Torque - Work done and Power Transmitted
The work done and power transmitted by a constant torque.
Work done
Work done is the force multiplied with the distance moved by the force - and can be expressed as
W = F s (1)
where
W = work done (J, Nm)
F = force (N)
s = distance moved by force (s)
For an angular motion
the work done can be expressed as
W = F θ r
= T θ (2)
where
W = work (Joules)
θ = angle (radians)
r = radius (m)
T = torque or moment (Nm)
Power transmitted
Power is the ratio between the work done and the time taken and can be expressed as
P = W / dt
= T θ / dt
= T ω
= 2 π n T
= 2 π (nrpm / 60) T
= 0.105 nrpm T (3)
where
P = power (Watts)
dt = time taken (s)
ω = θ / dt
= 2 π n
= angular velocity (rad/s)
n = speed (rev/s)
nrpm = speed (rev/min, rpm)
Note! - a machine must rotate to produce power!
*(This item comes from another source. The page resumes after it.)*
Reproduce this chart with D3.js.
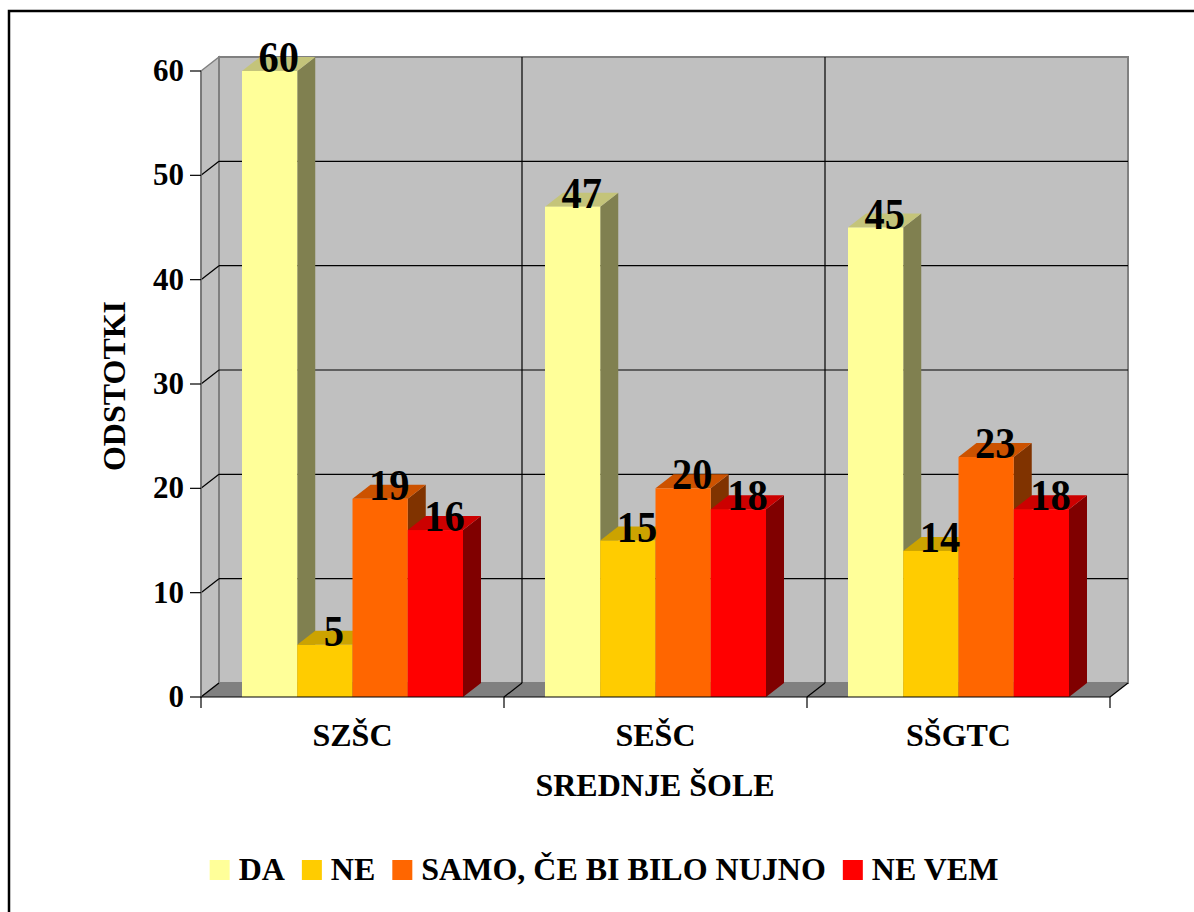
<!DOCTYPE html>
<html>
<head>
<meta charset="utf-8">
<script src="https://cdn.jsdelivr.net/npm/d3@7"></script>
<style>
  body { margin: 0; background: #fff; }
  svg text { font-family: "Liberation Serif", "DejaVu Serif", "Times New Roman", Times, serif; font-weight: bold; fill: #000; }
</style>
</head>
<body>
<div class="Graph"></div>
<script>
// data
var categories = ["SZŠC", "SEŠC", "SŠGTC"];
var series = ["DA", "NE", "SAMO, ČE BI BILO NUJNO", "NE VEM"];
var valuesDA = [60, 47, 45];
var valuesNE = [5, 15, 14];
var valuesSamo = [19, 20, 23];
var valuesNeVem = [16, 18, 18];
var yTicks = [0, 10, 20, 30, 40, 50, 60];

var values = [valuesDA, valuesNE, valuesSamo, valuesNeVem];
var front = ["#FFFF99", "#FFCC00", "#FF6600", "#FF0000"];
var top_c = ["#C4C47A", "#CCA300", "#CC5200", "#CC0000"];
var side = ["#808050", "#806600", "#803300", "#800000"];

var W = 1194, H = 912;
var dx = 18, dy = 14; // depth of the 3d box
var FONT = '"Liberation Serif", "DejaVu Serif", serif';

var svg = d3.select(".Graph")
    .append("svg")
    .attr("width", W)
    .attr("height", H);

// outer frame
svg.append("rect")
    .attr("x", 9).attr("y", 11)
    .attr("width", 1220).attr("height", 940)
    .attr("fill", "none")
    .attr("stroke", "#000")
    .attr("stroke-width", 2.5);

var y = d3.scaleLinear().domain([0, 60]).range([697, 71]);
var x0 = d3.scaleBand().domain(categories).range([201, 1110]);
var x1 = d3.scaleBand().domain(series).range([0, x0.bandwidth()]).paddingOuter(0.742);

var xl = x0.range()[0], xr = x0.range()[1];
var y0 = y(0), yTop = y(60);

// left side wall
svg.append("polygon")
    .attr("points", [[xl, y0], [xl, yTop], [xl + dx, yTop - dy], [xl + dx, y0 - dy]].join(" "))
    .attr("fill", "#C0C0C0")
    .attr("stroke", "#808080")
    .attr("stroke-width", 1.5);

// back wall
svg.append("rect")
    .attr("x", xl + dx).attr("y", yTop - dy)
    .attr("width", xr - xl).attr("height", y0 - yTop)
    .attr("fill", "#C0C0C0")
    .attr("stroke", "#808080")
    .attr("stroke-width", 2);

// gridlines
yTicks.filter(t => t > 0 && t < 60).forEach(t => {
    svg.append("line")
        .attr("x1", xl + dx).attr("x2", xr + dx)
        .attr("y1", y(t) - dy).attr("y2", y(t) - dy)
        .attr("stroke", "#000").attr("stroke-width", 1.2);
    svg.append("line")
        .attr("x1", xl).attr("x2", xl + dx)
        .attr("y1", y(t)).attr("y2", y(t) - dy)
        .attr("stroke", "#000").attr("stroke-width", 1.2);
});

// category separators on the back wall
categories.slice(1).forEach(c => {
    svg.append("line")
        .attr("x1", x0(c) + dx).attr("x2", x0(c) + dx)
        .attr("y1", yTop - dy).attr("y2", y0 - dy)
        .attr("stroke", "#000").attr("stroke-width", 1.2);
});

// floor
svg.append("polygon")
    .attr("points", [[xl, y0], [xr, y0], [xr + dx, y0 - dy], [xl + dx, y0 - dy]].join(" "))
    .attr("fill", "#808080");

var seps = categories.map(c => x0(c)).concat([xr]);
seps.forEach(sx => {
    svg.append("line")
        .attr("x1", sx).attr("x2", sx + dx)
        .attr("y1", y0).attr("y2", y0 - dy)
        .attr("stroke", "#000").attr("stroke-width", 1.2);
    svg.append("line")
        .attr("x1", sx).attr("x2", sx)
        .attr("y1", y0).attr("y2", y0 + 11)
        .attr("stroke", "#000").attr("stroke-width", 1.2);
});

// y axis
svg.append("line")
    .attr("x1", xl).attr("x2", xl)
    .attr("y1", yTop).attr("y2", y0)
    .attr("stroke", "#707070").attr("stroke-width", 1.5);

yTicks.forEach(t => {
    svg.append("line")
        .attr("x1", xl - 11).attr("x2", xl)
        .attr("y1", y(t)).attr("y2", y(t))
        .attr("stroke", "#000").attr("stroke-width", 1.2);
    svg.append("text")
        .attr("x", 184).attr("y", y(t) + 10)
        .attr("text-anchor", "end")
        .attr("font-family", FONT)
        .style("font-size", "31px")
        .text(t);
});

// bars (left to right so each front face hides the side of the bar before)
categories.forEach((c, ci) => {
    series.forEach((s, si) => {
        var v = values[si][ci];
        var bx = x0(c) + x1(s), bw = x1.bandwidth();
        var by = y(v);
        var g = svg.append("g");
        g.append("polygon")
            .attr("points", [[bx + bw, by], [bx + bw + dx, by - dy], [bx + bw + dx, y0 - dy], [bx + bw, y0]].join(" "))
            .attr("fill", side[si]);
        g.append("polygon")
            .attr("points", [[bx, by], [bx + dx, by - dy], [bx + bw + dx, by - dy], [bx + bw, by]].join(" "))
            .attr("fill", top_c[si]);
        g.append("rect")
            .attr("x", bx).attr("y", by)
            .attr("width", bw).attr("height", y0 - by)
            .attr("fill", front[si]);
    });
});

// value labels on top
categories.forEach((c, ci) => {
    series.forEach((s, si) => {
        var v = values[si][ci];
        var lx = x0(c) + x1(s) + x1.bandwidth() / 2 + dx / 2;
        svg.append("text")
            .attr("transform", "translate(" + lx + "," + (y(v) + 1) + ") scale(0.92,1)")
            .attr("text-anchor", "middle")
            .attr("font-family", FONT)
            .style("font-size", "44px")
            .text(v);
    });
});

// x axis line
svg.append("line")
    .attr("x1", xl).attr("x2", xr)
    .attr("y1", y0).attr("y2", y0)
    .attr("stroke", "#000").attr("stroke-width", 1.2);

categories.forEach(c => {
    svg.append("text")
        .attr("x", x0(c) + x0.bandwidth() / 2)
        .attr("y", 746)
        .attr("text-anchor", "middle")
        .attr("font-family", FONT)
        .style("font-size", "32px")
        .text(c);
});

svg.append("text")
    .attr("x", 655).attr("y", 796)
    .attr("text-anchor", "middle")
    .attr("font-family", FONT)
    .style("font-size", "32px")
    .text("SREDNJE ŠOLE");

svg.append("text")
    .attr("transform", "translate(125,386) rotate(-90)")
    .attr("text-anchor", "middle")
    .attr("font-family", FONT)
    .style("font-size", "32px")
    .text("ODSTOTKI");

// legend
var leg = svg.append("g");
var lx = 0;
series.forEach((s, si) => {
    leg.append("rect")
        .attr("x", lx).attr("y", 860)
        .attr("width", 20).attr("height", 20)
        .attr("fill", front[si]);
    var t = leg.append("text")
        .attr("x", lx + 29).attr("y", 880)
        .attr("font-family", FONT)
        .style("font-size", "32px")
        .text(s);
    lx += 29 + t.node().getComputedTextLength() + 17;
});
lx -= 17;
leg.attr("transform", "translate(" + (604 - lx / 2) + ",0)");
</script>
</body>
</html>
A machine with no rotation can deliver torque - like an electric motor - but since no distance is moved by force - no power is produced. As soon as the machine starts to rotate power is produced.
Example - required Torque to produce Power
A machine rotates with speed 3000 rev/min (rpm) and consumes 5 kW. The torque at the shaft can be calculated by modifying (3) to
T = P / 2 π n
= (5 kW) (1000 W/kW) / 2 π (3000 rev/min) / (60 sec/min)
= 15.9 Nm